SR: Behavioral analytics technology has evolved significantly over the years with the implementation of true machine learning (moving past the rule-based approach) leveraging supervised, unsupervised and deep learning techniques. As malware became more advanced and tactics like code obfuscation became more common, rule-based systems have had a hard time adapting to the new malware landscape. As machine learning models have become more sophisticated, behavioral analytics has improved in tandem.
The use of ML has allowed security teams to detect different kinds of threats and reduce costs in ways that could never be done before. Behavioral risk analytics has great potential to make threat detection more efficient and keep organizations safer. Building robust ML analytics drawn from adequate input data will be key to the success of this approach over the next several years as this technology becomes more standard in next-generation security systems.
BN: What are the choices businesses have when choosing and implementing threat detection and what should they do to be successful?

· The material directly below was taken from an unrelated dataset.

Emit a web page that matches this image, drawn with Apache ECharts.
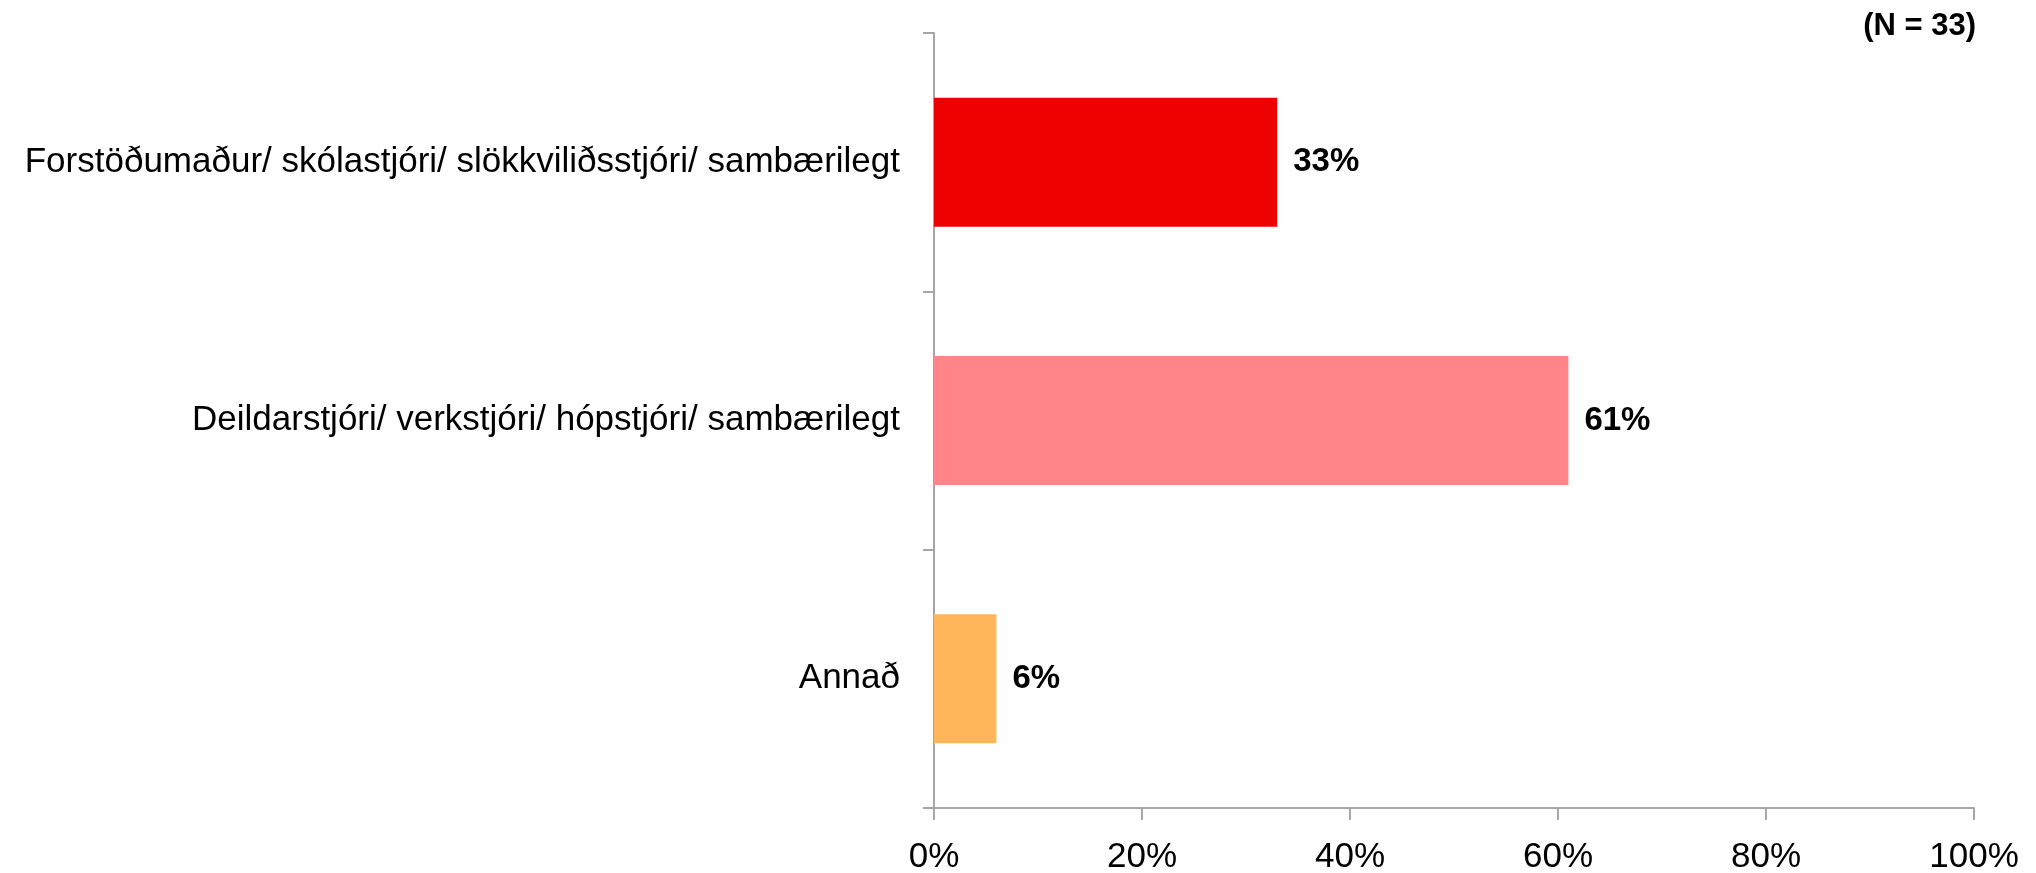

SR: With all of the different types of threat detection available, it can be both overwhelming and confusing for businesses to find and choose the right security product that fits their needs, skill levels and budget. One of the best things that a CISO can do is define their security needs and communicate them clearly with the security team.
When evaluating threat detection solutions from vendors, businesses should ask important questions such as:
- Will my team have to do a lot of manual correlation, and how are they able to accomplish that with events that span weeks or even months?
- Will my team have to search through multiple tools and put together context on their own to see patterns that will help formulate a better response when working with other IT teams?
- How can my threat detection platform automate certain tasks and bring the right context to the forefront?
- How can it provide the necessary context that can help a less-experienced analyst learn over time and increasingly add value?
BN: What problems or roadblocks prevent organizations from using behavioral analytics successfully in threat detection programs?
SR: One major problem that hinders many organizations is not gathering enough data to feed threat detection tools. If these tools don’t have complete networking or device data, then security issues could slip past in those blind spots. Too little data also means that threat detection cannot be as precise or contextual, which in turn means more false positive alerts and more work for SOC analysts to investigate and respond to the actual threats. Organizations might be restricting their input data because they mistakenly believe that doing things like turning on NetFlow will slow down network performance. Others might have a threat detection solution that charges based on the volume of data it ingests, so they are limiting inputs to keep costs down. In addition, many rule-based threat detection solutions cannot ingest ‘unstructured’ data from sources like proprietary business applications, Industrial Control Systems, IoT devices, or healthcare devices because it is not in a format they recognize.
A second issue is the quality of the ML models that the behavioral analytics relies on. The more models a solution has, the more detailed each one can be. This means they’ll be more accurate and the solution will cover a wider range of security threats overall. A robust behavioral analytics solution should have hundreds of ML models. Many solutions also have proprietary ML models that can’t be verified or customized. This also creates roadblocks because the user cannot verify that the models are working as intended and cannot modify them to respond to new threats. A better option is to choose a vendor that offers open analytics so that companies can customize the vendor’s machine learning models or build their own.